I just finished reading The White Tiger, by India novelist Aravind Adiga. Though a disturbing book on some levels, I found the narrator's story quite compelling. It is told first person in a series of letters from Indian entrepreneur Balram Halwai to the premier of China who is coming to India. His experience in moving from the lowest classes to the entrepreneurial class becomes a mechanism for showing the social and economic inequities in contemporary India. "Let's not form too glamorous a picture of what is happening there," Adiga seems to be saying.

The story details Balram's experience as a chauffeur for a very wealthy man, but in the telling we understand the disparity between his roots and the place of the rich, and the hopelessness that threatens to engulf him.

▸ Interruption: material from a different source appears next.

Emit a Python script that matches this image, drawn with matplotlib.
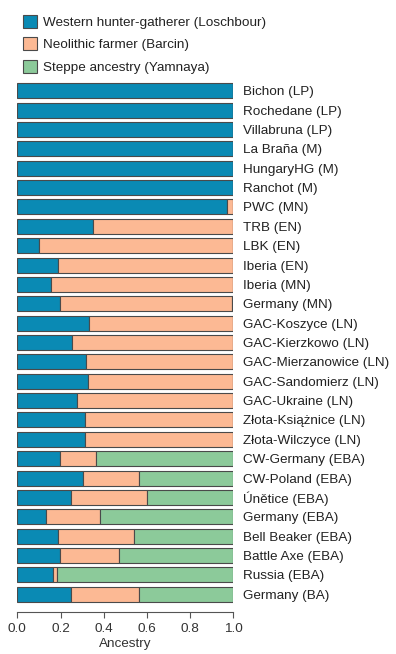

He is a pawn with no value or power. The central thread then is how he came to make his choice, to murder his rich boss and assume a new role.

The first person narration is reminiscent of the existential voice used so effectively in books like Dostoevky's Notes from Underground, Sartre's Nausea and Andre Gide's The Immoralist. The character recounts for us the factors and forces that transform him from honest and insignificant to successful business owner.

A key metaphor in the novel is the rooster coop, an image the narrator returns to over and over again. Amazon.com reviewer Kerry Walters puts it this way: Balram recognizes that those who are eaten are trapped inside a small and closed cage--the rooster coop--that limits their opportunities. Even worse, they begin to internalize the limitations and indignities of the coop, so that after awhile they're unable to imagine they deserve any other world than the cramped one in which they exist. Balram's dream is to break free of his coop, to shed his feathers and become what for him is a symbol of individualism, power, and freedom: a white tiger. But as he discovers, white tigers have their own cages, too.

Not everyone will like the book, which won the Man Booker Prize. One critical review on Amazon.com cites that its appeal is due to the fact that its setting is foreign to us, and therefore exotic, adding that it is also overweighted with cliche dialogues and images. Nevertheless, for me, the book carried me through and served as a reminder that there is much suffering in our world, and let's not be too quick to whitewash others' sorrows.

For more reviews, or to purchase this book yourself, visit Amazon.com

The painting of a white tiger atop this page was produced yesterday afternoon during the KUMD Dylan Hour here in Duluth.

4 comments:

Amelia said...

hello there, and thank you for the follow on twitter

Amelia.x

Sabine said...

Sounds like a good read. I'll have to check it out. Quite a striking photo of the tiger. Reminds me of the Blake line ... what immortal hand or eye could frame thy fearful symmetry....

ENNYMAN said...

It is actually a painting I did last Saturday. I will post on my art blog tomorrow.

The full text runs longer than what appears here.